[Start Listed records]

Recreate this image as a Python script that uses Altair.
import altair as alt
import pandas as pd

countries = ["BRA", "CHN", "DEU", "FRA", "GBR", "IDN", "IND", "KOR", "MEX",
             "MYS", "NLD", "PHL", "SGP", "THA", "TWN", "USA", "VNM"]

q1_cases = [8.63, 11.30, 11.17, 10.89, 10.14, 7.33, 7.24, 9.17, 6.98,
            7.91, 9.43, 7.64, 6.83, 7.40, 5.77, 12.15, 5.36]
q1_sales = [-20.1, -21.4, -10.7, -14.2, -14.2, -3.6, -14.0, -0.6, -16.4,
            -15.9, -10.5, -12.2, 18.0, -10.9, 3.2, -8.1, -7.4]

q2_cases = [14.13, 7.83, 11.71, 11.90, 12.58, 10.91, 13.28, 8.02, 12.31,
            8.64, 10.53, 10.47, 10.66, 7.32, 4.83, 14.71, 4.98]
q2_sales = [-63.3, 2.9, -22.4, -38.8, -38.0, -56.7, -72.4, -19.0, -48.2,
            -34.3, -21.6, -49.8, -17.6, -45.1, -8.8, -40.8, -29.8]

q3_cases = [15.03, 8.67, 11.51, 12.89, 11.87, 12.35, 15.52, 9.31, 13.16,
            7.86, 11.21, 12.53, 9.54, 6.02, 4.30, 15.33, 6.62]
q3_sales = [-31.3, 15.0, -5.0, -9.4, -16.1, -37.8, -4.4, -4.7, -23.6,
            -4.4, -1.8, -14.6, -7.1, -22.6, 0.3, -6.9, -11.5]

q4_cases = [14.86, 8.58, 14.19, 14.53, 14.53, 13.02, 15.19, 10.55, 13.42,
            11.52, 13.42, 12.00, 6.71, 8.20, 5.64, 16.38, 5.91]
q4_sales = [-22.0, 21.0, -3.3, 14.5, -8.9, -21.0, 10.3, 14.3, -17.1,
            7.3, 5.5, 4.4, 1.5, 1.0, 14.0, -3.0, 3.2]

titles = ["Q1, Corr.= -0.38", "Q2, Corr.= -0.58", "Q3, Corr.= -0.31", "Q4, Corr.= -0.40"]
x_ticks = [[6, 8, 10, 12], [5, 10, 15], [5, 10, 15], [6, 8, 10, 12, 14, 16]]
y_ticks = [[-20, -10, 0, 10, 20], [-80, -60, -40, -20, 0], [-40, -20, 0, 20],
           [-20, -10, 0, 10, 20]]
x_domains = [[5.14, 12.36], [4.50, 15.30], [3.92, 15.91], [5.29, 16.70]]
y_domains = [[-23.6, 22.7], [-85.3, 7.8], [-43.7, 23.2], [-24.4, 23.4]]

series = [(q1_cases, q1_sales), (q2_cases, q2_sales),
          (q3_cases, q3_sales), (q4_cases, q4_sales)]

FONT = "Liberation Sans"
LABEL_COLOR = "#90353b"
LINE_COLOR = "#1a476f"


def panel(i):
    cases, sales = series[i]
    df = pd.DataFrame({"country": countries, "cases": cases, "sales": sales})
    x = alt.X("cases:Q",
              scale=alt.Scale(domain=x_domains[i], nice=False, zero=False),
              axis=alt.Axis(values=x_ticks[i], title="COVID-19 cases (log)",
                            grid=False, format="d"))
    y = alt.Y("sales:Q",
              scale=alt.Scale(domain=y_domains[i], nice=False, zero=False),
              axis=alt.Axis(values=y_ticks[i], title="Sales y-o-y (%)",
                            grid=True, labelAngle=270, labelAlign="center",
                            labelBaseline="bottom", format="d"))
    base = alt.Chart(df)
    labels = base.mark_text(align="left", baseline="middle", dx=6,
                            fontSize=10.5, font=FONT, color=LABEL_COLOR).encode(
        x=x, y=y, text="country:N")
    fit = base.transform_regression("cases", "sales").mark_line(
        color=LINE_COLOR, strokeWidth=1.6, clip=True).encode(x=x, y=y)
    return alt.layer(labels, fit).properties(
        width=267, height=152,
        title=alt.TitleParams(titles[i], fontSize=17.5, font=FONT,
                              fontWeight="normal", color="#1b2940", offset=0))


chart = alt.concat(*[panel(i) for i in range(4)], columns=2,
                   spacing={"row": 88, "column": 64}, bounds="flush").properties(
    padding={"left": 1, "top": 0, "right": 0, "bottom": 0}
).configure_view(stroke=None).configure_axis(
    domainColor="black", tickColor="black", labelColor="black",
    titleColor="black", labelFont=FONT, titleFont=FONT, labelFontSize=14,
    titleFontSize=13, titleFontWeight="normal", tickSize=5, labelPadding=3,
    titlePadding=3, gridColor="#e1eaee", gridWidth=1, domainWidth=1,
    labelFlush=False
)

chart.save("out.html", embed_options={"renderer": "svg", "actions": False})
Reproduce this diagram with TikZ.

[End Listed records]

- _Goal_
Set the lines down exactly, from the first line of the records to the line where "7.3, 5.5, 4.4, 1.5, 1.0, 14.0, -3.0, 3.2]" appears, with both ends kept.

- _Result of this task_
Recreate this image as a Python script that uses Altair.
import altair as alt
import pandas as pd

countries = ["BRA", "CHN", "DEU", "FRA", "GBR", "IDN", "IND", "KOR", "MEX",
             "MYS", "NLD", "PHL", "SGP", "THA", "TWN", "USA", "VNM"]

q1_cases = [8.63, 11.30, 11.17, 10.89, 10.14, 7.33, 7.24, 9.17, 6.98,
            7.91, 9.43, 7.64, 6.83, 7.40, 5.77, 12.15, 5.36]
q1_sales = [-20.1, -21.4, -10.7, -14.2, -14.2, -3.6, -14.0, -0.6, -16.4,
            -15.9, -10.5, -12.2, 18.0, -10.9, 3.2, -8.1, -7.4]

q2_cases = [14.13, 7.83, 11.71, 11.90, 12.58, 10.91, 13.28, 8.02, 12.31,
            8.64, 10.53, 10.47, 10.66, 7.32, 4.83, 14.71, 4.98]
q2_sales = [-63.3, 2.9, -22.4, -38.8, -38.0, -56.7, -72.4, -19.0, -48.2,
            -34.3, -21.6, -49.8, -17.6, -45.1, -8.8, -40.8, -29.8]

q3_cases = [15.03, 8.67, 11.51, 12.89, 11.87, 12.35, 15.52, 9.31, 13.16,
            7.86, 11.21, 12.53, 9.54, 6.02, 4.30, 15.33, 6.62]
q3_sales = [-31.3, 15.0, -5.0, -9.4, -16.1, -37.8, -4.4, -4.7, -23.6,
            -4.4, -1.8, -14.6, -7.1, -22.6, 0.3, -6.9, -11.5]

q4_cases = [14.86, 8.58, 14.19, 14.53, 14.53, 13.02, 15.19, 10.55, 13.42,
            11.52, 13.42, 12.00, 6.71, 8.20, 5.64, 16.38, 5.91]
q4_sales = [-22.0, 21.0, -3.3, 14.5, -8.9, -21.0, 10.3, 14.3, -17.1,
            7.3, 5.5, 4.4, 1.5, 1.0, 14.0, -3.0, 3.2]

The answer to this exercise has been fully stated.